Culture

Vancouver Craft Beer Week is all-inclusive imbibing

There’s a myth swirling around that the Vancouver craft beer scene is bro dominated. It’s one that should be crushed as quickly as an empty can of Kokanee on a frat boy’s forehead – and if Vancouver Craft Beer Week has anything to show, it’s that there’s a bevy of different people enjoying all that the week-long fete has to offer.

This year’s nine-day festival kicked off on May 26, tapping into some craft draft care of several Vancouver-based (and just beyond) breweries, hosted by local eateries around the city. Now in its eighth year, VCBW has a little bit of everything and a little something for everyone, evidenced by its first-ever Brewer’s Row Block Party in Port Moody to its Forbidden Fruit event on the outskirts of Gastown at Devil’s Elbow.
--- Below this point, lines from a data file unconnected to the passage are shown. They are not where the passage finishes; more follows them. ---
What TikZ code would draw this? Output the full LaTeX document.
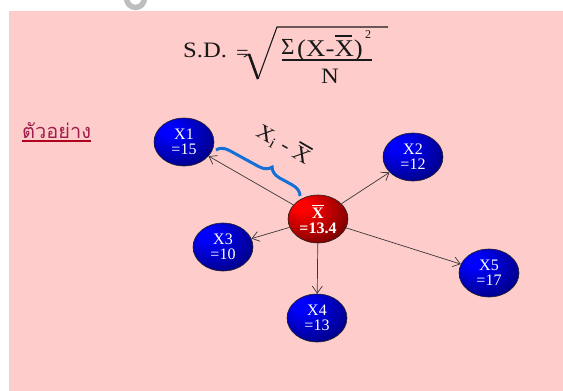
\documentclass[tikz,border=0pt]{standalone}
\usepackage{fontspec}
\setmainfont{Liberation Serif}
\newfontfamily\wideserif[FakeStretch=1.12]{Liberation Serif}
\newfontfamily\thaifont[Script=Thai]{Loma}
\usetikzlibrary{shapes.geometric,arrows.meta,decorations.pathreplacing}
\definecolor{bgpink}{RGB}{255,204,204}
\definecolor{thaired}{RGB}{160,30,75}
\definecolor{ulred}{RGB}{175,0,30}
\definecolor{bracebl}{RGB}{20,112,215}
\definecolor{arrowgr}{RGB}{55,55,55}
\definecolor{fraggr}{RGB}{190,190,190}
\definecolor{ink}{RGB}{25,25,25}
\pgfdeclareradialshading{bluegrad}{\pgfpoint{-14bp}{14bp}}{color(0bp)=(blue);color(6bp)=(blue);color(34bp)=(blue!55!black);color(52bp)=(black);color(70bp)=(black)}
\pgfdeclareradialshading{redgrad}{\pgfpoint{-14bp}{14bp}}{color(0bp)=(red);color(6bp)=(red);color(34bp)=(red!50!black);color(52bp)=(black);color(70bp)=(black)}
\newcommand{\xbar}{\leavevmode\hbox{\vbox{\hrule height 0.08em width 0.72em\kern0.12em\hbox{X}}}}
\tikzset{
  val/.style={ellipse, minimum width=60pt, minimum height=48pt, inner sep=0pt,
    shading=bluegrad, draw=black!85, line width=0.6pt, text=white, align=center,
    font=\fontsize{16}{15}\selectfont},
  meanval/.style={val, shading=redgrad, font=\bfseries\fontsize{16}{15}\selectfont},
  link/.style={draw=arrowgr, line width=0.7pt, -{Straight Barb[length=7pt,width=10pt]}},
  formula/.style={inner sep=0pt, text=ink, font=\wideserif\fontsize{22}{24}\selectfont},
}
\begin{document}
\begin{tikzpicture}[x=1pt,y=-1pt]
\useasboundingbox (0,0) rectangle (563,391);
\fill[bgpink] (9,11) rectangle (563,391);
% cut-off grey glyph at top
\begin{scope}
\clip (0,0) rectangle (563,11);
\draw[fraggr, line width=5.5pt] (135.5,-2) ellipse [x radius=9, y radius=9.5];
\end{scope}
% formula
\node[formula, anchor=base west] (sd) at (183,57) {S.D.};
\node[formula, anchor=base west, font=\wideserif\fontsize{20}{22}\selectfont] (eq) at (236,59) {=};
\draw[ink, line width=1pt, line cap=round] (244,57) -- (249,54);
\draw[ink, line width=2.6pt] (249,54) -- (258,79);
\draw[ink, line width=1.1pt, line join=miter] (258,79) -- (277,27) -- (388,27);
\node[formula, anchor=base west, font=\fontsize{23}{24}\selectfont] (sig) at (281,54) {Σ};
\node[formula, anchor=base west, font=\wideserif\fontsize{24}{26}\selectfont] (num) at (297,56) {(X-\xbar)};
\node[formula, anchor=base west, font=\fontsize{12}{12}\selectfont] (sq) at (365,38) {2};
\draw[ink, line width=1.5pt] (282,60) -- (372,60);
\node[formula, anchor=base] (den) at (330,83) {N};
% Thai heading
\node[anchor=base west, inner sep=0pt, text=thaired, font=\thaifont\fontsize{20}{22}\selectfont] (th) at (22,138) {ตัวอย่าง};
\draw[ulred, line width=1.1pt] ([yshift=-3pt]th.base west) -- ([yshift=-3pt]th.base east);
% nodes
\node[meanval] (c) at (318,219) {\xbar\\=13.4};
\node[val] (x1) at (184,142) {X1\\=15};
\node[val] (x2) at (413,157) {X2\\=12};
\node[val] (x3) at (223,247) {X3\\=10};
\node[val] (x4) at (317,318) {X4\\=13};
\node[val] (x5) at (489,273) {X5\\=17};
\foreach \t in {x1,x2,x3,x4,x5} \draw[link] (c) -- (\t);
% brace and label
\coordinate (b1) at (216,150);
\coordinate (b2) at (300,196);
\draw[bracebl, line width=3pt, decorate, decoration={brace, amplitude=12pt, aspect=0.6}] (b1) -- (b2);
\node[rotate=-30, inner sep=0pt, text=ink, font=\wideserif\fontsize{21}{22}\selectfont] (lbl) at (284,144) {X\textsubscript{i} - \xbar};
\end{tikzpicture}
\end{document}
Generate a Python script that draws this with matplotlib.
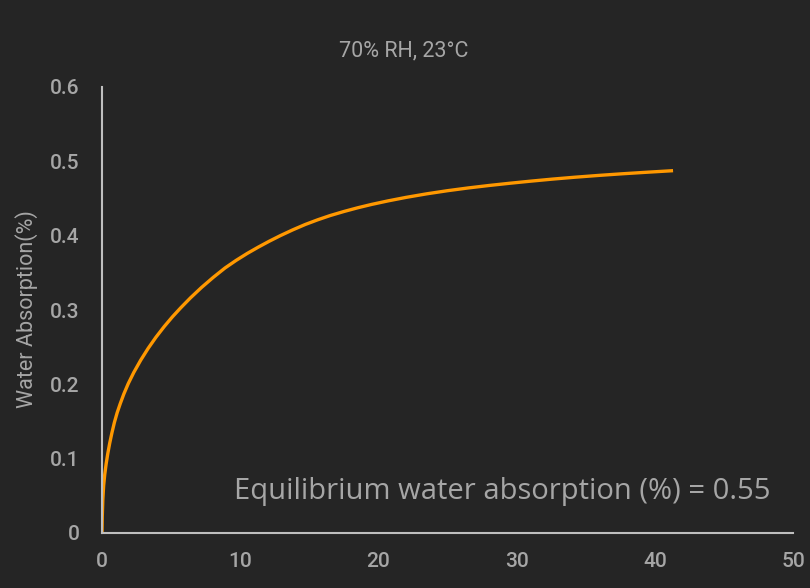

As a seasoned wine-drinker, I was partial to the latter. By nature, I’m more inclined to grab a glass of the grape than a pint of brew – but VCBW had me hooked on the 2017 Forbidden Fruit tap list including Howe’s Sound’s Jam Session Raspberry Cream Ale and Parkside’s Fuzzy Wuzzy Peach IPA.

“The Forbidden Fruit event, for me, that’s a big cross-over event for a lot of people. If you don’t think you like beer, this is for you,” says co-founder and events director Leah Heneghan.

“[Last year], we [started] celebrating fruit and sour beers, which in the beginning there wasn’t really a scene here that could support that.”

Heneghan, the only female of four key directors of VCBW, contends that craft beer isn’t all about the bros, either – so don’t expect a Zac Efron-style beer-crushing montage a la Neighbours to take place at any of the events.

“In the beginning, we used to have an event called ‘Women in Beer’ because we were trying to reach out to women in the beer industry, and trying to get more women drinking beer, but now it doesn’t seem required,” she says. “We decided we don’t need an event like that because there’s so many women that are into craft beer and so many women who are working in the industry now, so I don’t see it as a bro scene at all. I see it as this incredible growth of the female population at our events and who are into beer.”

By my own unscientific observations, the ratio of men to women seemed to be equal at the Forbidden Fruit event, as is the case anytime I step into my local watering hole.

“I think big beer is more male dominated, but small beer is something that definitely speaks to a female palate in a lot of ways,” Heneghan says.

Vancouver Craft Beer Week Festival takes place at the PNE Fairgrounds on Saturday, June 3 and Sunday, June 4 from 1 to 6 p.m. In addition to the biggest selection of craft beer and cider in one place, the VCBW Festival also features art installations, live music, deejays, food trucks, market stalls, brewing demonstrations, and a games area with pinball and foos ball, a pop up barber shop and more! $39.99 gets you two drink tokens and a 4oz souvenir taster mug – more beer can be purchased at $1.50 a pop.